Wednesday, February 3, 2010

Some Good Quotes

Sorry for the lack of posts lately. No real excuses- just life.

So, I have kept a journal since 2004 specifically devoted to church meetings. Whether it's auxillary training meetings, stake conference, or General conference, I find that it helps me get more out of the meeting. Now, I usually don't do it for sacrament meetings, mostly because I'm sitting with you 3 kids by myself, and it would just be impossible. I usually write down impressions I get or what the main points of the talk are or random quotes. Well, I wanted to share some of these quotes.

So, here they are:

*"Always remember that you can go much further on respect than popularity" -President N. Eldon Tanner

*It's better to be admired for who you are, than desired for what you wear."

*Immodest girls may turn heads, but modest girls turn hearts."

*"What you are shouts so loudly in my ears, I cannot hear what you say." -Emerson

*"Violence is not strength, and compassion is not weakness" -Camelot, the musical

Tuesday, December 8, 2009

"I'm Embarrassed"

(Operaman at Temple Square Visitors Center)
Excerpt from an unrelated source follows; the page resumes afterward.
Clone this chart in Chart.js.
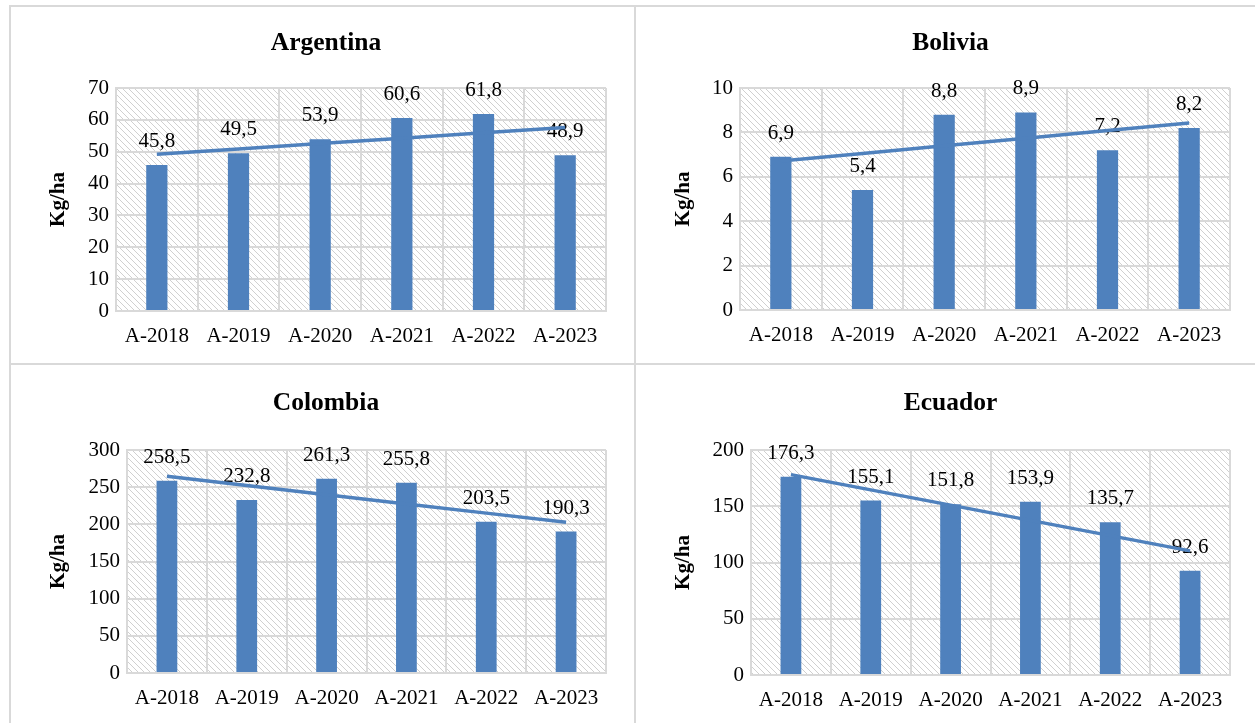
<!DOCTYPE html>
<html>
<head>
<meta charset="utf-8">
<script src="https://cdn.jsdelivr.net/npm/chart.js@4.4.1/dist/chart.umd.min.js"></script>
<style>
  html, body { margin: 0; padding: 0; background: #fff; }
  body { width: 1255px; height: 723px; position: relative; overflow: hidden; }
  canvas { position: absolute; }
  .rule { position: absolute; background: #d9d9d9; z-index: 2; }
</style>
</head>
<body>
<div class="rule" style="left:9px;top:5px;width:1250px;height:2px"></div>
<div class="rule" style="left:9px;top:5px;width:2px;height:720px"></div>
<div class="rule" style="left:634px;top:5px;width:2px;height:720px"></div>
<div class="rule" style="left:9px;top:363px;width:1250px;height:2px"></div>

<canvas id="argentina" width="625" height="358" style="left:10px;top:6px"></canvas>
<canvas id="bolivia" width="620" height="358" style="left:635px;top:6px"></canvas>
<canvas id="colombia" width="625" height="359" style="left:10px;top:364px"></canvas>
<canvas id="ecuador" width="620" height="359" style="left:635px;top:364px"></canvas>

<script>
// campaigns on the x axis
const campaigns = ['A-2018', 'A-2019', 'A-2020', 'A-2021', 'A-2022', 'A-2023'];

// yield per country, kg/ha
const argentina = [45.8, 49.5, 53.9, 60.6, 61.8, 48.9];
const bolivia = [6.9, 5.4, 8.8, 8.9, 7.2, 8.2];
const colombia = [258.5, 232.8, 261.3, 255.8, 203.5, 190.3];
const ecuador = [176.3, 155.1, 151.8, 153.9, 135.7, 92.6];

// y axis ranges: [max, step]
const argentinaTicks = [70, 10];
const boliviaTicks = [10, 2];
const colombiaTicks = [300, 50];
const ecuadorTicks = [200, 50];

const BLUE = '#4f81bd';
const GRID = '#d9d9d9';
const SERIF = '"Liberation Serif", "Times New Roman", serif';
const TITLE_SIZE = 25.5;
const TEXT_SIZE = 21;

// least squares line over the category index
function trend(values) {
  const n = values.length;
  const mx = (n - 1) / 2;
  const my = values.reduce((a, b) => a + b, 0) / n;
  let sxy = 0, sxx = 0;
  values.forEach((v, i) => { sxy += (i - mx) * (v - my); sxx += (i - mx) * (i - mx); });
  const k = sxy / sxx;
  return values.map((v, i) => my + k * (i - mx));
}

function fmt(v) {
  return v.toFixed(1).replace('.', ',');
}

// diagonal hatch for the plot background
function hatch() {
  const c = document.createElement('canvas');
  c.width = 6; c.height = 6;
  const g = c.getContext('2d');
  g.fillStyle = '#fff';
  g.fillRect(0, 0, 6, 6);
  g.strokeStyle = '#d0d0d0';
  g.lineWidth = 1;
  g.beginPath();
  g.moveTo(-1, -1); g.lineTo(7, 7);
  g.moveTo(-1, 5); g.lineTo(1, 7);
  g.moveTo(5, -1); g.lineTo(7, 1);
  g.stroke();
  return g.createPattern(c, 'repeat');
}

const plotBackground = {
  id: 'plotBackground',
  beforeDraw(chart) {
    const { ctx, chartArea: a } = chart;
    ctx.save();
    ctx.fillStyle = hatch();
    ctx.fillRect(a.left, a.top, a.right - a.left, a.bottom - a.top);
    ctx.restore();
  }
};

// value labels above the bars, drawn before the trend line
const barLabels = {
  id: 'barLabels',
  afterDatasetDraw(chart, args) {
    if (args.index !== 0) return;
    const ctx = chart.ctx;
    const values = chart.data.datasets[0].data;
    ctx.save();
    ctx.font = TEXT_SIZE + 'px ' + SERIF;
    ctx.fillStyle = '#000';
    ctx.textAlign = 'center';
    ctx.textBaseline = 'alphabetic';
    args.meta.data.forEach((bar, i) => {
      ctx.fillText(fmt(values[i]), bar.x, bar.y - 18);
    });
    ctx.restore();
  }
};

// box: [title centre, plot left, plot top, plot right, plot bottom] in canvas pixels
function draw(id, title, values, ticks, box) {
  const canvas = document.getElementById(id);
  const W = canvas.width, H = canvas.height;
  const [titleMid, left, top, right, bottom] = box;
  const titleLine = TITLE_SIZE * 1.2;
  const titleTop = titleMid - titleLine / 2;
  new Chart(canvas, {
    type: 'bar',
    data: {
      labels: campaigns,
      datasets: [{
        data: values,
        backgroundColor: BLUE,
        barPercentage: 0.26,
        categoryPercentage: 1,
        order: 1
      }, {
        type: 'line',
        data: trend(values),
        borderColor: BLUE,
        borderWidth: 3.5,
        pointRadius: 0,
        fill: false,
        order: 0
      }]
    },
    options: {
      responsive: false,
      animation: false,
      devicePixelRatio: 1,
      layout: { padding: { left: 36, right: W - right, top: 0, bottom: 0 } },
      plugins: {
        legend: { display: false },
        tooltip: { enabled: false },
        title: {
          display: true,
          text: title,
          color: '#000',
          font: { family: SERIF, size: TITLE_SIZE, weight: 'bold', lineHeight: 1.2 },
          padding: { top: titleTop, bottom: top - titleTop - titleLine }
        }
      },
      scales: {
        x: {
          grid: { color: GRID, lineWidth: 2, drawTicks: false },
          border: { color: GRID, width: 2 },
          ticks: { color: '#000', padding: 13, maxRotation: 0, font: { family: SERIF, size: TEXT_SIZE } },
          afterFit(s) { s.height = H - bottom; s.paddingLeft = 0; s.paddingRight = 0; }
        },
        y: {
          min: 0,
          max: ticks[0],
          grid: { color: GRID, lineWidth: 2, drawTicks: false },
          border: { color: GRID, width: 2 },
          ticks: { stepSize: ticks[1], color: '#000', padding: 7, font: { family: SERIF, size: TEXT_SIZE } },
          title: {
            display: true,
            text: 'Kg/ha',
            color: '#000',
            padding: 0,
            font: { family: SERIF, size: TEXT_SIZE, weight: 'bold', lineHeight: 1.2 }
          },
          afterFit(s) { s.width = left - 36; s.paddingTop = 0; s.paddingBottom = 0; }
        }
      }
    },
    plugins: [plotBackground, barLabels]
  });
}

draw('argentina', 'Argentina', argentina, argentinaTicks, [37, 106, 82, 596, 305]);
draw('bolivia', 'Bolivia', bolivia, boliviaTicks, [37, 105, 82, 595, 304]);
draw('colombia', 'Colombia', colombia, colombiaTicks, [39, 117, 86, 596, 309]);
draw('ecuador', 'Ecuador', ecuador, ecuadorTicks, [39, 116, 86, 595, 311]);
</script>
</body>
</html>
Last night I was helping Operaman with his homework. He is suppose to be writing poems for art and poetry night at his school. Here's a conversation that we had about using similes in his poem.

Operaman: Mom, I want to write that giving gifts at Christmas is like when the wisemen gave Jesus presents when he was born.

Me: I think that's a really good idea for a poem.

He started writing it down and then stopped abruptly.

OM: I don't think I want to write about this.

Me: Why?

OM: I'm embarrassed to write it.

Me: Why does it make you embarrassed?

OM: Well, what if they laugh at it?

Me: Why are you worried about them laughing about it?

OM: (With tears in his eyes) Well, because it's about Jesus and he's the Savior. I don't want them to laugh at Him and think that He's not real.

We had a talk about how people might laugh. But then they might feel in their hearts how much we do love Jesus and it might show them that He is indeed real and we talked about how it was a great way to be a missionary.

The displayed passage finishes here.